I've written here for the second degree equation same possibility for the nth degree, An s1 to the nth plus A0 equals 0. That would be a problem of resonance. In the nth degree equation, this gives us resonance, you see, because remember, the no solutions were e to the s1t was a no solution.
If I plug-in e to the s1t, the left side will give 0. So I can't get for equal to a forcing term on the right side. I need a new solution. I need a new y of t.
Can I tell you what it is? It's a typical case of L'Hopital's rule from calculus when we approach this bad situation, and we are getting a 1 over 0. Well, you'll see a 0 over 0 and that's L'Hopital's aim for. So where do we start?
A Y particular solution is this e to the st over this As squared plus Bs plus C. Right. That's our particular solution. If it works. Resonance is the case when this doesn't work because that's 0.
Now, that's a particular solution. I'll subtract off a no solution. I could do that. I still have a solution. So I subtract off e to the s1t. So S1 is, e to the s1t is a no solution. This is what I would call a very particular solution.
It's very particular because a t equals 0, it's 0. Do you see that, you see what's happening here. The question, resonance happens when s approaches s1. Resonance is s equal to, resonance itself is at the thing.
Now, we let s sneak up on s1 and we ask what happens to that formula. You see, we're sneaking up on resonance. At resonance, when s equals s1, that will be 0 and that will be 0. That's our problem. So approach it and you end up with the derivative of this divided by the derivative of this.
Do you remember L'Hopital? It was a crazy rule in calculus, but here it's actually needed. So as s goes to s1 this goes to 0 over 0, so I have to take derivative over derivative. So let me write the answer. Y resonant.
Can I call this the resonant solution when s equals s1. And what does it equal? Well, I take the s derivative of this and divide it by the s derivative of that. Derivative over derivative. The s derivative of that is te to the st. And the s derivative of this is 2As plus B.
And now, I have derivative over derivative, I can let s go to s1. So s goes to s1, this goes to s1, and I get an answer. The right answer. This is the correct solution and you notice everybody spots this t factor. That t factor is a signal to everyone that we're in a special case when two things happen to be equal.

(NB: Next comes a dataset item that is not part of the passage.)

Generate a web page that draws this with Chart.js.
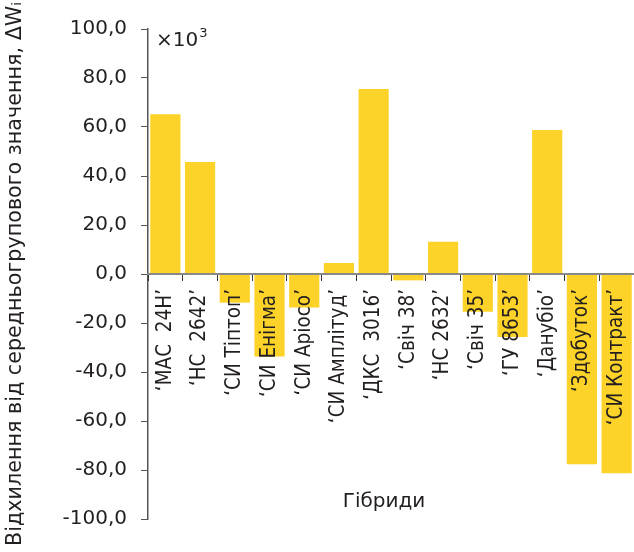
<!DOCTYPE html>
<html>
<head>
<meta charset="utf-8">
<script src="https://cdn.jsdelivr.net/npm/chart.js@4/dist/chart.umd.min.js"></script>
<style>
  body { margin: 0; background: #fff; overflow: hidden; }
</style>
</head>
<body>
<canvas id="myChart" width="634" height="552"></canvas>
<script>
// datos del grafico
var hibrydy = ['‘МАС  24Н’', '‘НС  2642’', '‘СИ Тіптоп’', '‘СИ Енігма’', '‘СИ Аріосо’', '‘СИ Амплітуд’',
               '‘ДКС  3016’', '‘Свіч 38’', '‘НС 2632’', '‘Свіч 35’', '‘ГУ 8653’', '‘Данубіо’', '‘Здобуток’', '‘СИ Контракт’'];
var vidhylennia = [65.2, 45.7, -11.7, -33.7, -13.7, 4.5, 75.5, -2.6, 13.2, -15.4, -25.7, 58.8, -77.7, -81.3];
var yTicks = [-100, -80, -60, -40, -20, 0, 20, 40, 60, 80, 100];

var fontName = '"DejaVu Sans", sans-serif';
var narrowFont = '"Liberation Sans Narrow", "DejaVu Sans Condensed", sans-serif';
var textColor = '#231f20';

// textos extra: x10^3 y titulo del eje x
var textosExtra = {
    id: 'textosExtra',
    afterDraw: function(chart)
    {
        var ctx = chart.ctx;
        var area = chart.chartArea;
        var y = chart.scales.y;
        ctx.save();
        ctx.fillStyle = textColor;
        ctx.textBaseline = 'alphabetic';
        ctx.textAlign = 'left';
        ctx.font = '20px ' + fontName;
        ctx.fillText('×10', area.left + 8, area.top + 17);
        var w = ctx.measureText('×10').width;
        ctx.font = '13px ' + fontName;
        ctx.fillText('3', area.left + 8 + w + 1, area.top + 8);

        ctx.font = '20px ' + fontName;
        ctx.textAlign = 'center';
        ctx.textBaseline = 'middle';
        ctx.fillText('Гібриди', 384, y.getPixelForValue(-93));
        ctx.restore();
    }
};

var ctx = document.getElementById('myChart').getContext('2d');
var myChart = new Chart(ctx,
{
    type: 'bar',
    data:
    {
        labels: hibrydy,
        datasets:
        [
            {
                data: vidhylennia,
                backgroundColor: '#fdd329',
                borderWidth: 0,
                barPercentage: 0.87,
                categoryPercentage: 1.0
            }
        ]
    },
    options:
    {
        responsive: false,
        animation: false,
        layout: { padding: { top: 29, bottom: 33, left: 3, right: 0 } },
        plugins:
        {
            legend: { display: false },
            tooltip: { enabled: false }
        },
        scales:
        {
            x:
            {
                position: { y: 0 },
                afterFit: function(scale)
                {
                    scale.paddingLeft = 0;
                    scale.paddingRight = 0;
                },
                grid:
                {
                    offset: true,
                    drawOnChartArea: false,
                    drawTicks: true,
                    tickLength: 6,
                    color: '#333',
                    z: 1
                },
                border: { color: '#888', width: 2, z: 1 },
                ticks:
                {
                    minRotation: 90,
                    maxRotation: 90,
                    autoSkip: false,
                    padding: 9,
                    color: textColor,
                    z: 1,
                    font: { family: narrowFont, size: 20.5 }
                }
            },
            y:
            {
                min: -100,
                max: 100,
                afterBuildTicks: function(scale)
                {
                    scale.ticks = yTicks.map(function(v) { return { value: v }; });
                },
                afterFit: function(scale)
                {
                    scale.width = 145;
                    scale.paddingTop = 0;
                    scale.paddingBottom = 0;
                },
                grid:
                {
                    drawOnChartArea: false,
                    tickLength: 7,
                    color: '#555'
                },
                border: { color: '#555', width: 1.5 },
                ticks:
                {
                    padding: 14,
                    color: textColor,
                    font: { family: fontName, size: 20 },
                    callback: function(v) { return v.toFixed(1).replace('.', ','); }
                },
                title:
                {
                    display: true,
                    text: 'Відхилення від середньогрупового значення, ΔWᵢ',
                    color: textColor,
                    font: { family: fontName, size: 20.7 },
                    padding: { top: 0, bottom: 0 }
                }
            }
        }
    },
    plugins: [textosExtra]
});
</script>
</body>
</html>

Here the two things are the s and the s1. So that will work. So do you see the general picture? It's always this te to the st, t above. And down below we have the derivative of this polynomial at s equal s1. You know it's theoretically possible that we could have double resonance. We would have double resonance if that thing is 0.

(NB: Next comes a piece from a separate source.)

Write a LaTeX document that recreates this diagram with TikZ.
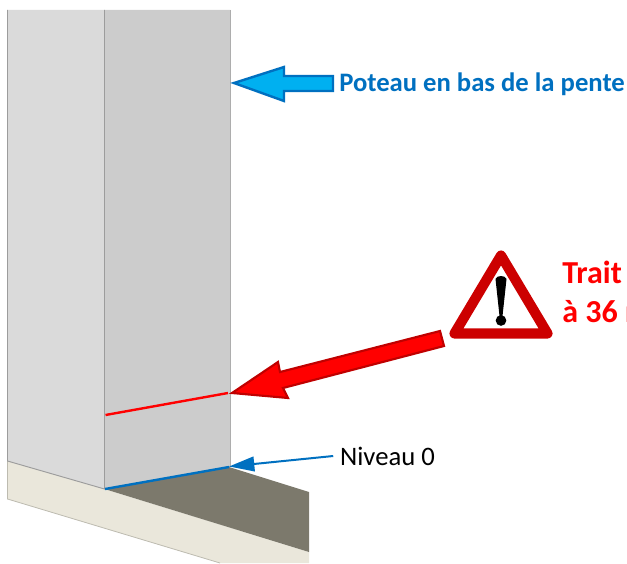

If s1 was a double root, if s1 was a double root, then, well, that's just absurd, but it could happen. Then not only is that denominator 0, but after one use of L'Hopital, so we have to drag L'Hopital back from the hospital and say do it again. So we would have a second derivative. I won't write down that solution because it's pretty rare.
So what has this video done? Simply put on record the simplest case possible with a forcing function, e to the st. And above all, we've identified this transfer function. And let me just anticipate that if we need another way to solve these equations, instead of in the t domain, we could go to the Laplace transform in the s domain. We could solve it in the s domain.
And this is exactly what we'll meet when we take the Laplace transform. That will be the Laplace transform, which we have to deal with. So that transfer function is a fundamental, this polynomial tells us, its roots tell us the frequencies, s1, s2, and the no solutions. And then 1 over that tells us the right multiplier in the force solution.
So constant coefficients, exponential forcing, the best case possible. Thank you.